MOSCOW (Reuters) - When armed Russian security officers forced their way into Alexander Kalistratov’s home, he hardly imagined they were after his books.
The local leader of a congregation of Jehovah’s Witnesses in Siberia now faces up to two years in prison if found guilty this week of inciting religious hatred for distributing literature about his beliefs.
“They swept everything from my shelves without even bothering to sort it, even my bible,” Kalistratov, a street sweeper, said by telephone from the Siberian town of Gorno-Altaysk, 3,600 km (2,200 miles) east of Moscow.
His trial is the first of a dozen pending against Jehovah’s Witnesses and scores of others caught up in the widening net of criminal prosecutions brought under Russia’s anti-extremism law.
Rights activists say the vaguely worded legislation, first passed in 2002, is increasingly being exploited by the authorities to persecute religious minorities, intimidate the media and clamp down on opposition activists.
“This law is used by various officials for their own personal aims,” said Alexander Verkhovsky, whose SOVA rights group monitors hate crimes, extremism and religious freedoms.
“In practice, it’s a universal tool.

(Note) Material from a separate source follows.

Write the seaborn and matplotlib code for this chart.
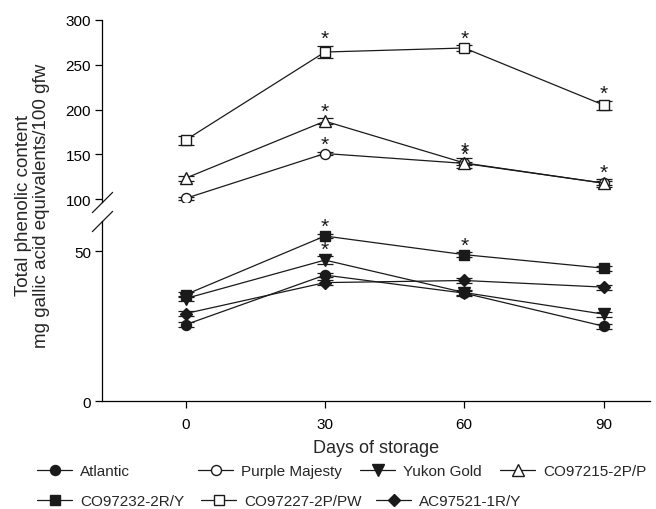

It can be used to target anybody ... political, religious or even completely apolitical groups such as labor union activists.”
The law — ostensibly aimed at combating potential terrorist threats — was used earlier this year to fine two prominent Moscow curators a combined 350,000 roubles ($11,300) over an controversial Pop Art exhibition in Moscow and to impose a ban on the popular Internet portal YouTube in Russia’s Far East.
In the case against Kalistratov, activists say local authorities are really aiming at cracking down on groups that are frowned upon by the Russian Orthodox Church.
The Church has undergone a revival since the fall of the Soviet Union ended decades of repression under Communism, and has traditionally occupied a privileged place in Russia, with strong ties to the state.
It has repeatedly complained that other churches are poaching converts in its territory.
“I have no doubt this is a centralized campaign,” Verkhovsky said. “Some high-placed leader has given the order to persecute a particular group.”
Prosecutors can move fast to outlaw texts, which are then included in the Federal List of Extremist Materials — an ever-growing catalog that ran to over 50 pages in its latest print version.
The ban on Jehovah’s Witnesses’ basic texts has spurred over 150 police detentions and searches in a three-month period alone, according to SOVA.
“We remember what happened to Jehovah’s Witnesses in the Soviet-era, in the 50s, when some 1,000 were exiled to Siberia. Now it seems this is all being repeated,” said Grigory Martynov, a spokesman for the group, which has about 162,000 followers in Russia.
Moscow-based religious affairs analyst Geraldine Fagan said innocuous material was being defined as extremist.
“In some cases, it’s quite farcical,” she said. “If the texts say that their faith is the best or the truest, then that is understood as extremist. But that is an integral part of any religion, so it’s particularly disturbing.”
Prosecutors typically seek out an “expert review” and submit the material to a local court, but analysts say the reviews are slanted, courts are pliable, and higher courts rarely overturn their decisions.
Testifying on Kalistratov’s behalf in early hearings, Mikhail Odintsov, an official working for Russia’s rights ombudsman, slammed the expert analysis on which prosecutors based their case as “wholly unscientific.”
“Reliance on such expertise is fraught with repeated miscarriages of justice and may prove a detonator of mass violations of human rights in Russia,” he told the court.